En el nuevo siglo la perspectiva empieza a cambiar, e incluso se empiezan a asumir, en ocasiones, cambios de paradigma tan notables como el de Herriman, cuya serie Krazy Kat, iniciada en 1913 aglutina muchos de los elementos que van a aparecer en el surrealismo europeo, cuyo manifiesto ve la luz once años después. La impronta psicoanalítica, la ruptura de la línea narrativa, así como la presencia de elementos visuales tan marcados como el gusto por el arte aborigen, las figuras antropomórficas o los paisajes desérticos, hacen pensar que fue la tira de Herriman la que inspiró a Dalí, y no al revés.
En el año 2005, el Museum of Contemporary Art (MoCA) de Los Ángeles seleccionó a quince autores claves en el desarrollo de la historieta norteamericana para la realización de la muestra Masters of American Comics. Entre ellos había clásicos como el propio Herriman y Lyonel Feininger, además de otros más contemporáneos como Chris Ware o Robert Crumb. En 2016, la Schirn Kunsthalle de Frankfurt realizó Pioniere des Comic, dedicada a seis autores fundamentales en el nacimiento del medio, y en 2017, el Museo Reina Sofía inauguró George Herriman. Krazy Kat es Krazy Kat es Krazy Kat, muestra que contaría con más de 160 obras y con una conferencia de Art Spiegelman, el creador de Maus, única obra del cómic galardonada (he aquí otro gran salto del medio hacia su legitimación culta, dado en este caso sobre el terreno literario) con el Premio Pulitzer.

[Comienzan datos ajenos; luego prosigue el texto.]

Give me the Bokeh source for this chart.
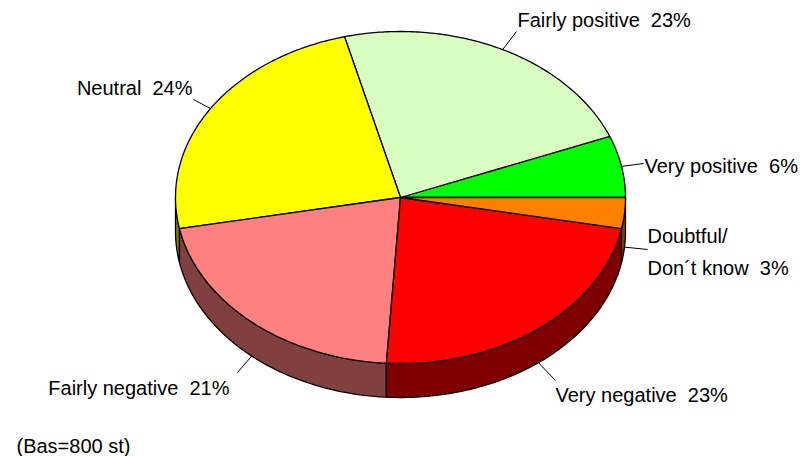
import numpy as np
from bokeh.plotting import figure
from bokeh.models import Range1d
from bokeh.core.properties import value
from bokeh.embed import file_html
from bokeh.resources import INLINE

# ---- data ----
categories = ["Very positive", "Fairly positive", "Neutral", "Fairly negative", "Very negative", "Doubtful/\nDon\u00b4t know"]
percent = [6, 23, 24, 21, 23, 3]
top_colors = ["#00FF00", "#D9FFC0", "#FFFF00", "#FF8080", "#FF0000", "#FF8000"]
side_colors = ["#008000", "#6C8060", "#808000", "#804040", "#800000", "#804000"]
note = "(Bas=800 st)"

# ---- layout ----
W, H = 803, 456
CX, CY, RX, RY, DEPTH = 400, 197, 225, 166, 34
# label anchors (x, baseline y, align) and leader-line end points
label_pos = [(644, 165, "left"), (517, 19, "left"), (192, 87, "right"),
             (229, 387, "right"), (555, 394, "left"), (647, 235, "left")]
leader_end = [(643, 163), (516, 31), (193, 99), (237, 372), (555, 380), (647, 249)]
FONT = "Liberation Sans"
FS = "20px"
GAP = "\u00a0 "

p = figure(width=W, height=H, output_backend="svg", toolbar_location=None,
           x_range=Range1d(0, W), y_range=Range1d(H, 0), min_border=0)
p.axis.visible = False
p.grid.visible = False
p.outline_line_color = None
p.background_fill_color = "white"


def ex(a):
    return CX + RX * np.cos(np.radians(a))


def ey(a):
    return CY - RY * np.sin(np.radians(a))


total = float(sum(percent))
starts, ends = [], []
acc = 0.0
for v in percent:
    starts.append(acc / total * 360.0)
    acc += v
    ends.append(acc / total * 360.0)

# side walls (front half: 180..360 degrees)
sx, sy, sc = [], [], []
for a1, a2, c in zip(starts, ends, side_colors):
    lo, hi = max(a1, 180.0), min(a2, 360.0)
    if hi <= lo:
        continue
    t = np.linspace(lo, hi, 80)
    xs = list(ex(t)) + list(ex(t[::-1]))
    ys = list(ey(t)) + list(ey(t[::-1]) + DEPTH)
    sx.append(xs)
    sy.append(ys)
    sc.append(c)
p.patches(sx, sy, fill_color=sc, line_color="black", line_width=1.3)

# top faces
tx, ty = [], []
for a1, a2 in zip(starts, ends):
    t = np.linspace(a1, a2, 120)
    tx.append([CX] + list(ex(t)))
    ty.append([CY] + list(ey(t)))
p.patches(tx, ty, fill_color=top_colors, line_color="black", line_width=1.3)

# leader lines
x0s, y0s, x1s, y1s = [], [], [], []
for a1, a2, (x1, y1) in zip(starts, ends, leader_end):
    m = (a1 + a2) / 2.0
    x0 = ex(m)
    y0 = ey(m) + (DEPTH if 180 < m < 360 else 0)
    x0s.append(x0); y0s.append(y0); x1s.append(x1); y1s.append(y1)
p.segment(x0s, y0s, x1s, y1s, line_color="black", line_width=1)

# labels
for cat, v, (lx, ly, al) in zip(categories, percent, label_pos):
    lines = cat.split("\n")
    lines[-1] = lines[-1] + GAP + str(v) + "%"
    for i, ln in enumerate(lines):
        p.text([lx], [ly + i * 32], text=[ln], text_font=value(FONT), text_font_size=FS,
               text_align=al, text_baseline="alphabetic", text_color="black")

p.text([16], [445], text=[note], text_font=value(FONT), text_font_size=FS,
       text_align="left", text_baseline="alphabetic", text_color="black")

open("out.html", "w").write(file_html(p, INLINE))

El Centro Guerrero se suma a estas iniciativas que tratan de reordenar la escena artística, cuya heterogeneidad y a menudo inextricabilidad de sus actores no está reñida con la necesidad de marginar de una vez por todas los yugos que a lo largo del siglo pasado aún mantenían algunas disciplinas con otras disciplinas.
Que en la vanguardias históricas artistas como Juan Gris realizaran alguna tira cómica y que esta se entendiera como obra menor, o que el arte pop se hubiera valido del cómic como espejo de la cultura de masas para crear obras para una élite, no puede consolidar la idea que ha venido cristalizando a través del siglo XX, según la cual el cómic es una herramienta fuera de la escena del arte, lateral y siempre menor. Al contrario, el cómic es hoy día un medio artístico con lenguaje propio, autónomo y vivo, como da cuenta esta muestra del trabajo de Max y de Sergio García a la que hace un gran aporte lateral la poeta Ana Merino.
La lenta pero decidida progresión con la que el cómic (entendido, esta vez sí, como disciplina artística) ha entrado en los museos tiene en en el Guerrero un punto de llegada, pues el Centro no solo se ha sumado a la inercia que el mundo del arte ha generado en los últimos años para dar por fin acogida al cómic, sino que ha dado un paso más allá. Viñetas desbordadas, exposición que estará abierta hasta el próximo 24 de marzo, no puede entenderse como una simple concesión del mundo del arte al medio, sino como una cálida bienvenida en la que el propio museo, poniendo de relieve el histórico rechazo que las instituciones han mostrado siempre al ver la disciplina como algo lateral y supeditado, se presta a supeditar su espacio al del cómic convertiendo su arquitectura, sus paredes y escaleras, en las páginas por las que los personajes de Max dialogarán con ellos mismos, con los de Sergio García y con los espectadores que quieran leer las viñetas mientras caminan por su interior.